An idealistic young politician rises to power and changes a country, but in the process, compromises the ideals he started with.
I think these loglines would make for pretty good series that will never be made—at least not in the countries where they are set.
The reason I believe they will not be made is not just because censorship exists in these countries and not in liberal democracies. Censorship exists everywhere, one way or another. The reason is that in these countries, politics—not party politics—matters far more than in Western liberal democracies. Governments hold more power than their liberal counterparts, and I believe this is because there is no true division of powers in these countries.
I am not speaking about the theoretical division of power into three branches—the judiciary, the legislative, and the executive—which constitutions establish. This division, though ideal on paper, is difficult to maintain in reality, and most authoritarian regimes claim to uphold it. I am speaking about the division between political power and financial power. If we leave ideology aside (with perhaps a few exceptions), this is the main difference between governments today. When financial and political power are unified, the state’s reach becomes far more extensive.
Trump knows this—or at least his team does—which is why he has been campaigning against Jerome Powell to try to remove him. The issue isn’t just that the Fed’s policies don’t align with his own—it’s about who controls financial power and economic policy.
Varoufakis describes it like this:
In the United States, there’s a war happening—not just a class war but also an intra-capitalist war between the cloud capital owners of Silicon Valley and Wall Street. Wall Street will never allow people like Zuckerberg, Musk, or Apple to steal their financial rents—they’d “nuke” them if necessary. That’s why there’s no app like WeChat in the West. It’s not because the West can’t develop a free payment system like WeChat, but because Wall Street wouldn’t allow it, and Wall Street controls the central bank. This isn’t the case in China.
What Varoufakis is pointing out is that in the US, Europe, England, Canada, and the West in general, banking and financial power are separate from political power. In China, this is different. The central bank is government-controlled, not independent. The country’s largest banks are state-owned. The state directly invests in private projects. There are private banks and financiers, but they don’t control the system.
In the US, the Federal Reserve resists political pressure, but its leadership seems to have been cognitively captured by the banking industry. In Europe and the UK, central banks operate independently of the government. The ECB, which rules over them, is, to all intents and purposes, an independent entity free from political control. The largest banks and investment funds (e.g., JPMorgan, BlackRock) are private. Financial power and financial policymaking are not in politicians’ hands. As Varoufakis continues:
Smart people in Washington DC realize China has a fantastic advantage because of this merger of cloud capital and finance—what I call “cloud finance,” which can’t happen in the US due to the war between financial and cloud capital. China’s political economy allows seamless integration.

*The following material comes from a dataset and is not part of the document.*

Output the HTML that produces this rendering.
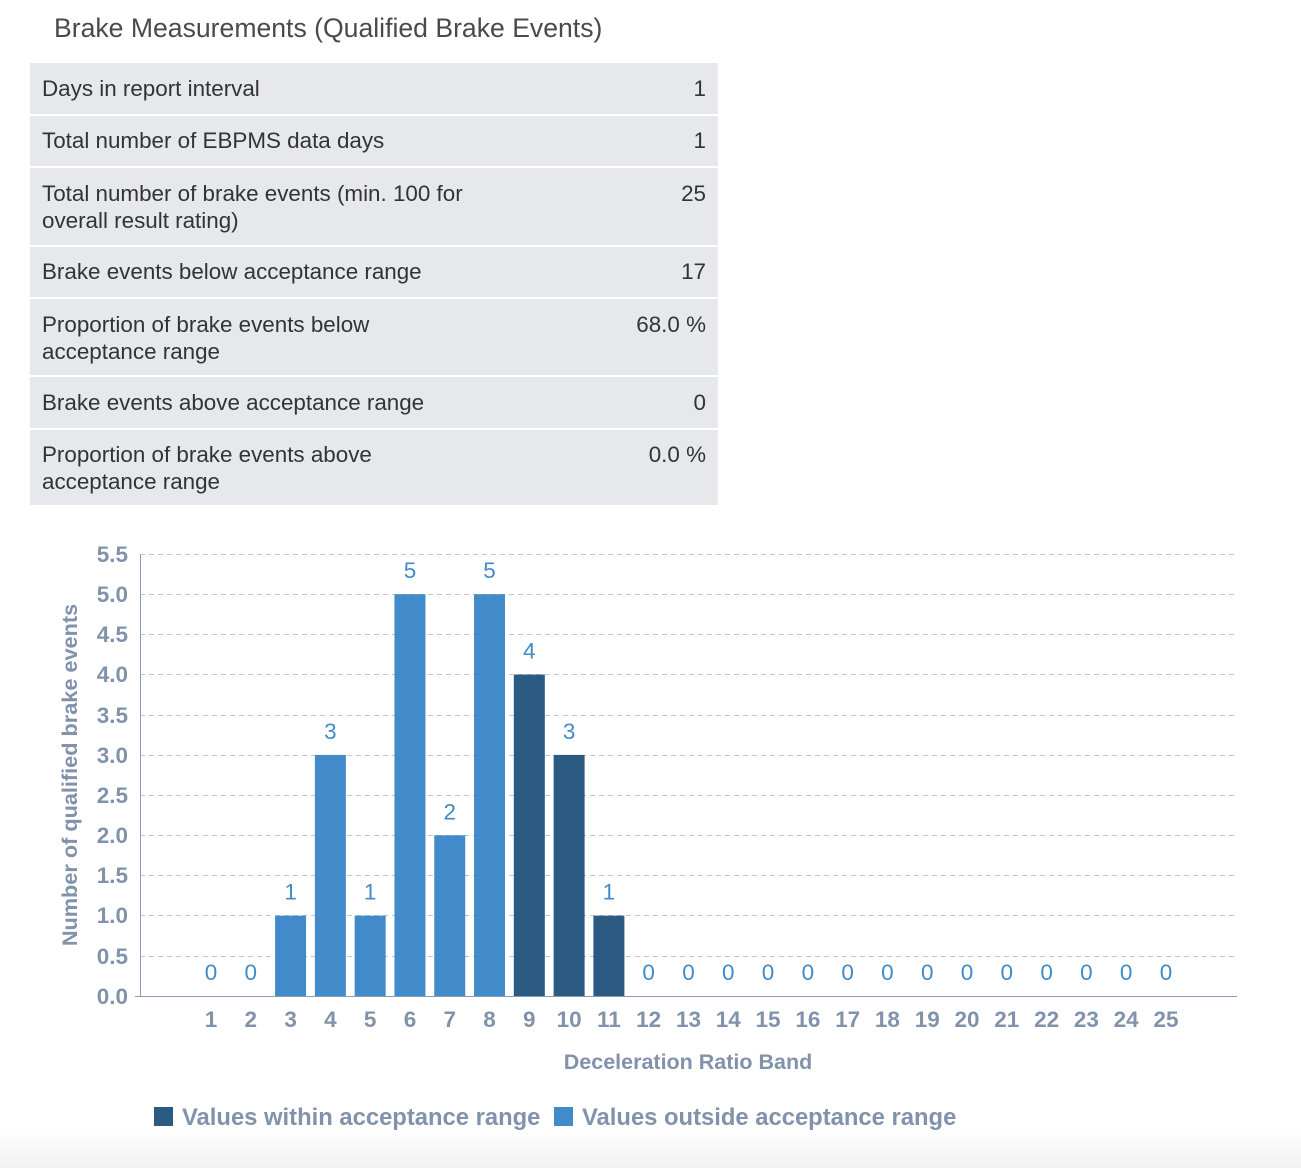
<!DOCTYPE html>
<html><head><meta charset="utf-8"><style>
body{margin:0;width:1301px;height:1168px;background:#fff;font-family:"Liberation Sans",sans-serif;position:relative;overflow:hidden}
.title{position:absolute;left:54px;top:13px;font-size:26.6px;color:#4a4a4a}
.tbl{position:absolute;left:30px;top:63px;width:688px}
.row{background:#e7e8ec;margin-bottom:2px;position:relative;font-size:22.4px;color:#333;box-sizing:border-box;padding:0 12px}
.row .v{position:absolute;right:12px}
.bg{position:absolute;left:0;top:1130px;width:1301px;height:38px;background:linear-gradient(#fff,#f1f1f1)}
</style></head><body>
<div class="title">Brake Measurements (Qualified Brake Events)</div>
<div class="tbl">
<div class="row" style="height:51px;line-height:51px">Days in report interval<span class="v">1</span></div>
<div class="row" style="height:50px;line-height:50px">Total number of EBPMS data days<span class="v">1</span></div>
<div class="row" style="height:77px;padding-top:12px;line-height:27px">Total number of brake events (min. 100 for<br>overall result rating)<span class="v" style="top:12px">25</span></div>
<div class="row" style="height:50px;line-height:50px">Brake events below acceptance range<span class="v">17</span></div>
<div class="row" style="height:76px;padding-top:12px;line-height:27px">Proportion of brake events below<br>acceptance range<span class="v" style="top:12px">68.0 %</span></div>
<div class="row" style="height:51px;line-height:51px">Brake events above acceptance range<span class="v">0</span></div>
<div class="row" style="height:75px;padding-top:11px;line-height:27px">Proportion of brake events above<br>acceptance range<span class="v" style="top:11px">0.0 %</span></div>
</div>
<div class="bg"></div>
<svg width="1301" height="1168" style="position:absolute;left:0;top:0" font-family="Liberation Sans, sans-serif">
<g stroke="#c4c4c4" stroke-dasharray="5,4" stroke-width="1">
<line x1="140" x2="1237" y1="554.5" y2="554.5"/><line x1="140" x2="1237" y1="594.5" y2="594.5"/>
<line x1="140" x2="1237" y1="634.5" y2="634.5"/><line x1="140" x2="1237" y1="674.5" y2="674.5"/>
<line x1="140" x2="1237" y1="715.5" y2="715.5"/><line x1="140" x2="1237" y1="755.5" y2="755.5"/>
<line x1="140" x2="1237" y1="795.5" y2="795.5"/><line x1="140" x2="1237" y1="835.5" y2="835.5"/>
<line x1="140" x2="1237" y1="875.5" y2="875.5"/><line x1="140" x2="1237" y1="915.5" y2="915.5"/>
<line x1="140" x2="1237" y1="956.5" y2="956.5"/>
</g>
<line x1="140.5" x2="140.5" y1="554" y2="996" stroke="#8a9cb3"/>
<line x1="135" x2="1237" y1="996.5" y2="996.5" stroke="#8a9cb3"/>
<g fill="#8193aa" font-size="22.5" font-weight="bold" text-anchor="end">
<text x="128" y="562">5.5</text><text x="128" y="602">5.0</text><text x="128" y="642">4.5</text>
<text x="128" y="682">4.0</text><text x="128" y="723">3.5</text><text x="128" y="763">3.0</text>
<text x="128" y="803">2.5</text><text x="128" y="843">2.0</text><text x="128" y="883">1.5</text>
<text x="128" y="923">1.0</text><text x="128" y="964">0.5</text><text x="128" y="1004">0.0</text>
</g>
<text transform="translate(77,775) rotate(-90)" fill="#8193aa" font-size="21.7" font-weight="bold" text-anchor="middle">Number of qualified brake events</text>
<text x="688" y="1069" fill="#8193aa" font-size="21.5" font-weight="bold" text-anchor="middle">Deceleration Ratio Band</text>
<rect x="154" y="1107" width="19" height="19" fill="#2b5a82"/>
<text x="182" y="1125" fill="#8193aa" font-size="23.8" font-weight="bold">Values within acceptance range</text>
<rect x="554" y="1107" width="19" height="19" fill="#428bca"/>
<text x="582" y="1125" fill="#8193aa" font-size="23.8" font-weight="bold">Values outside acceptance range</text>
<g id="g2"></g>
</svg>
<script>
var v=[0,0,1,3,1,5,2,5,4,3,1,0,0,0,0,0,0,0,0,0,0,0,0,0,0];
var ns="http://www.w3.org/2000/svg",g=document.getElementById("g2");
function el(t,a,txt){var e=document.createElementNS(ns,t);for(var k in a)e.setAttribute(k,a[k]);if(txt!=null)e.textContent=txt;g.appendChild(e);}
for(var i=0;i<25;i++){var c=211+i*39.79,h=v[i]*80.36,col=(i>=8&&i<=10)?"#2b5a82":"#428bca";
if(v[i]>0)el("rect",{x:c-15.5,y:996-h,width:31,height:h,fill:col});
el("text",{x:c,y:996-h-16,fill:"#428bca","font-size":22.5,"text-anchor":"middle"},v[i]);
el("text",{x:c,y:1027,fill:"#8193aa","font-size":22.5,"font-weight":"bold","text-anchor":"middle"},i+1);}
</script>
</body></html>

“China’s political economy allows seamless integration” because politics and finance are already merged, unlike in the West. The mantra there is “laissez-faire,” which is very good—except when the one saying it holds the unique privilege of creating money out of nothing. And everyone wants that privilege. Then it can turn a bit sour.
The conflict Varoufakis mentions isn’t new either. It could be argued that it was among the key motives behind most revolutions, including France’s Revolution in 1789: when a new wealthy class becomes conscious of its power, it seeks to reshape the established order. That’s why Silicon Valley aligns with the Trump administration and why Trump is trying to influence Fed policy. Silicon Valley wants its seat at the table, and Trump’s administration wants control—at least a degree of it—over finance.
China’s real advantage over the US—and what others (like Russia, with more success than Turkey) try to imitate—is the merger of political and financial power. This gives the state unprecedented influence over its citizens, and when combined with technological advancements, it creates a Leviathan unlike anything we have seen before.
That’s why series like House of Cards or Borgen—which offer an uncanny look at politics—won’t be made in countries where financial and political power have merged. In those places, politics matters too much, and the reality of it surpasses fiction.